Expert advice needs to be less about information and more about dialogue, says Tracey Brown
When Boris Johnson entered the first Covid-19 press briefing on 16 March, flanked by the chief scientific adviser and the chief medical officer, academic Twitter got butterflies.
The research world had largely regarded the new government as unfettered by evidence. Now it seemed as if it might just, on the back of a landslide election victory, have the confidence to base policies and national leadership on the unfolding scientific understanding.
The UK’s response to this new virus was to be led by the science. It was also widely noted that the prime minister’s special adviser, Dominic Cummings, was an advocate of science, especially data science—and we were certainly going to need plenty of that.
Sure, previous governments had drafted in scientists to lead the public discussion on issues such as agricultural genetic technologies, the classification of illicit drugs and the disposal of radioactive waste—and then left them to carry the can. But as Covid-19 unfolded, the situation was different.
The Scientific Advisory Group for Emergencies was meeting and expanding. It had the New and Emerging Respiratory Virus Threats Advisory Group.
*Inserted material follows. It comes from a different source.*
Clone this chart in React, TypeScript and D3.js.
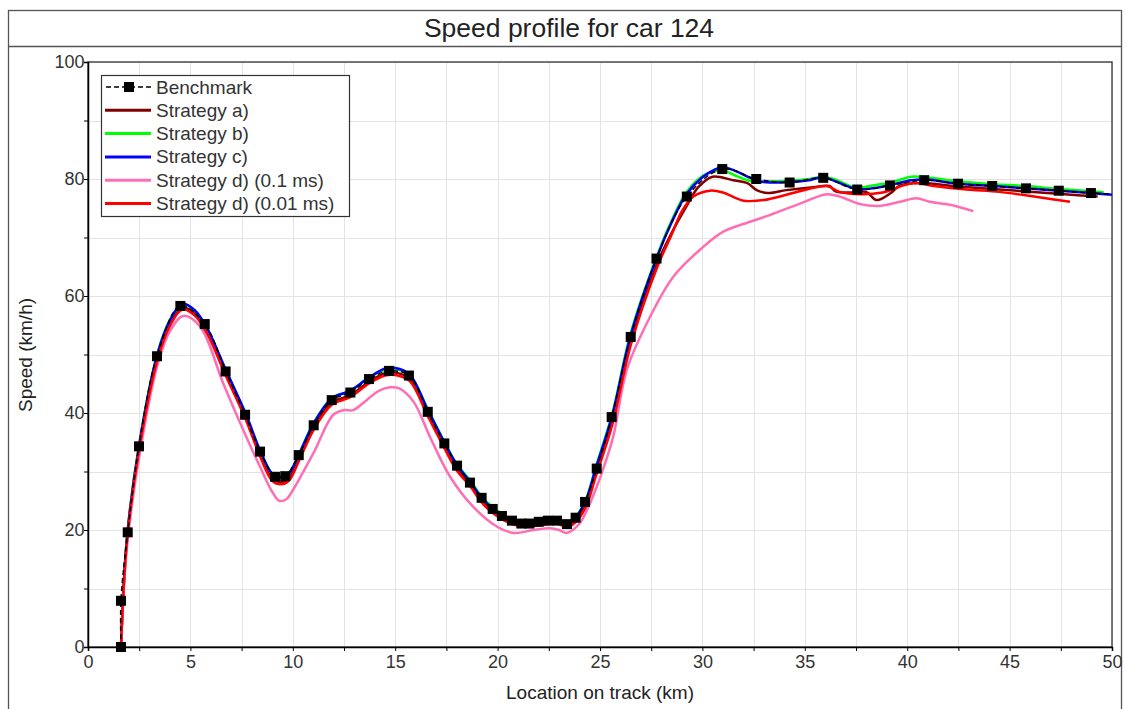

Government departments, the devolved administrations and the NHS all employed senior figures to deliver scientific advice, and the research academies had long been primed for novel viral threats.
Everyone could appreciate the uncertainty facing politicians and the many questions that would be thrown back to the research community as the government tried to formulate and implement policy.
This process could be done openly, identifying gaps such as the risks of different underlying conditions, understanding how to validate tests and monitor vulnerable groups, and extending the science advice networks to address them.
The whole apparatus of scientific advice in the UK—born out of the second world war and transformed through system shocks such as the BSE crisis in the 1990s—looked mature and sophisticated. And yet, less than three months later, I found myself sitting on a panel at an Institute for Government debate and saying: “We have too much science advice.”
Not too much for the scale and breadth of the policy questions posed by Covid-19, but way too much for how a leadership that has become increasingly isolated from the machinery of government can assimilate information and implement policy.
Centralisation of decision-making in Number 10 and a communications-driven approach are making it difficult for departments, where expertise in seeking and synthesising evidence sits, to lead their remits.
Friction between the Department of Health and Social Care and Number 10, and between ministers and civil servants, has prevented a collaborative leadership group emerging and brought blame and back-covering into the mix too soon.
This is important because working with big consequences using partial evidence requires an openness to fresh inputs and the space to fail and adjust. Following the science has become a slogan rather than a process. This has clearly left some ministers as mystified as the public.
Home Secretary Priti Patel, announcing plans for a 14-day quarantine for those arriving in the UK from abroad, could offer nothing beyond a gesture to Sage, whose advice she seemed unfamiliar with and which would be published “in due course”. Kit Malthouse, minister for policing, explaining the same policy, suggested to the Today programme’s interviewer that they should ask scientific guests who they would “no doubt have on” later.
The potential sources of advice have broadened—from accessible rapid reviews to the Royal Society’s assembly of the country’s best experts on modelling. But the government’s processes for seeking advice and translating it into implementation seem to be narrow and stuck. If the creation of the Joint Biosecurity Centre was intended to tackle this, the policy document on its creation did not explain how.
This is something the research community needs to engage with. Fields from virology to maths, engineering and social policy have mustered an incredible effort to reinforce and support science advice. Evidence synthesis and systematic review have been overhauled for this crisis. But we need to ask where it is all going.
Policy engagement has become a new measure of impact, but engagement is not just about setting up another stall for research supply. It requires actively developing the demand side of that relationship, asking more about how policy is being decided, and cultivating space for collaboration around what is being implemented. Science advice requires capacity in the system to hear it.